When I first traveled for Voice of the Martyrs (VOM), I had this idea that I was going to meet depressed, downtrodden people. I thought, “Isn’t it great that I can come from America and help cheer them up.” But when you get there, you find some of the most joyful people you will ever encounter. They have smiles on their faces. They are very excited about what God is doing. The New Testament talks about suffering for Christ being an honor. They see it that way, that God has honored them to allow them to suffer for Him. That completely blows the mind of American Christians, but it’s New Testament Christianity being lived out today.

WC: How does VOM stand by persecuted Christians?
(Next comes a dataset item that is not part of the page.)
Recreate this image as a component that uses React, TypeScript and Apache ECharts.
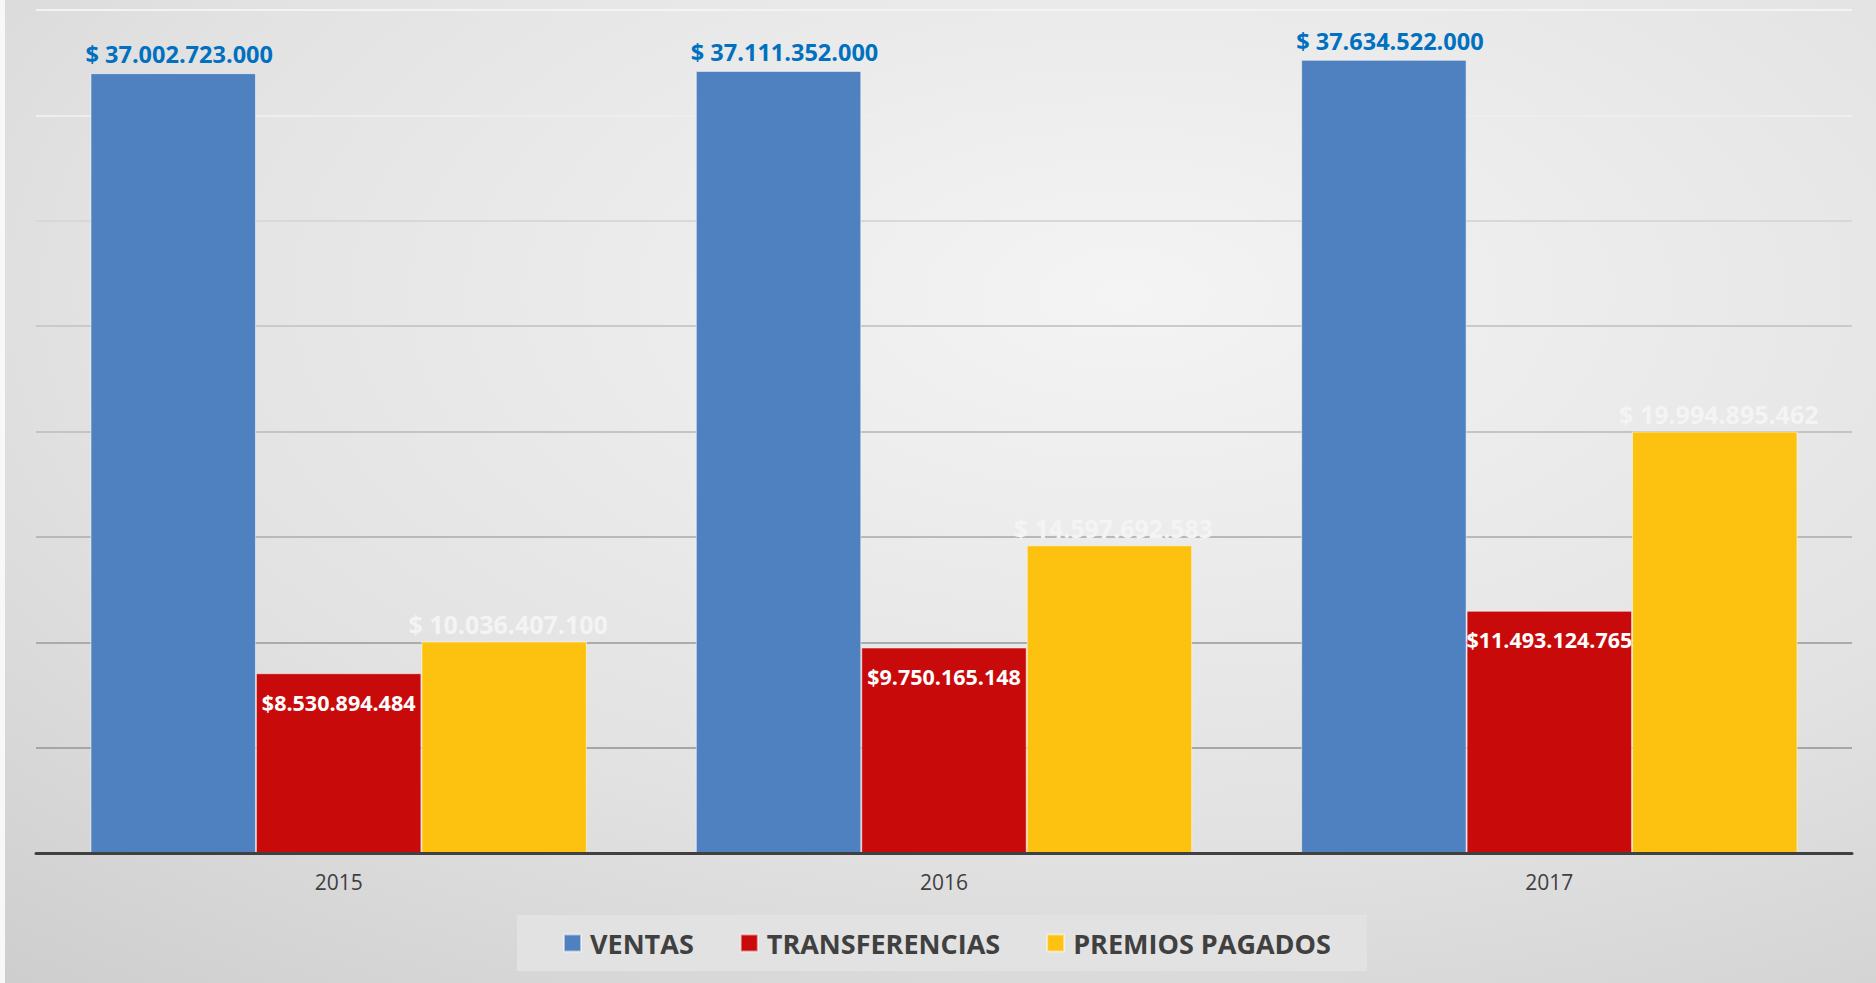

Dau: The international department consists of four regional directors with a vice president. We have frontline workers who go into a country, not to tell them how to do things, but to hear about their needs and to serve them. We find the people who are standing boldly for the Lord and see how we can help strengthen them as they ask.

WC: What are some examples of the means that you use?

Nettleton: For instance, in the Middle East, where so many Christians have been displaced by ISIS, we are providing humanitarian aid, food, shelter and educational opportunities for kids. In most of the countries where we work, we provide Bibles—over 1.2 million Bibles last year. In Bangladesh, one of the things that happens at the village level is that if you’re a Christian, you can’t use the water supply anymore. So VOM is able to help people dig a well, allowing them access to water. The number of projects is around 1,600 a year. The work is different in every situation, different in every country. We ask, “What are you doing? How can we help you? What do you need from us?” Rather than saying “Here’s the ten things that VOM does. Which one do you want?” We ask what they need and then we try to fulfill that.

WC: How can I, as an individual Christian, do something to make a difference for those being persecuted?

Dau: The one request that everyone has when you go overseas is prayer. Pray for them. They very rarely ask anything for themselves. They say, “Please go back and ask the Church in the West to pray for us.” They say, “We’re praying for you.” Individual Christians could come alongside organizations like ours or other organizations that work against persecution and help financially. Perhaps to provide motorcycles to our evangelists or help us bring boats to those in Colombia in the jungle so they can move around. But the biggest request is prayer.

WC: Is there anything else?

Nettleton: You’re timing this in November to coincide with the International Day of Prayer for the Persecuted Church. We certainly want to encourage every American church to do something—if not the first Sunday of November, then a different Sunday. At some point in November, we want believers to understand that our brothers and sisters are being persecuted. They’re suffering for doing the same thing we’re doing when we gathertogether to worship.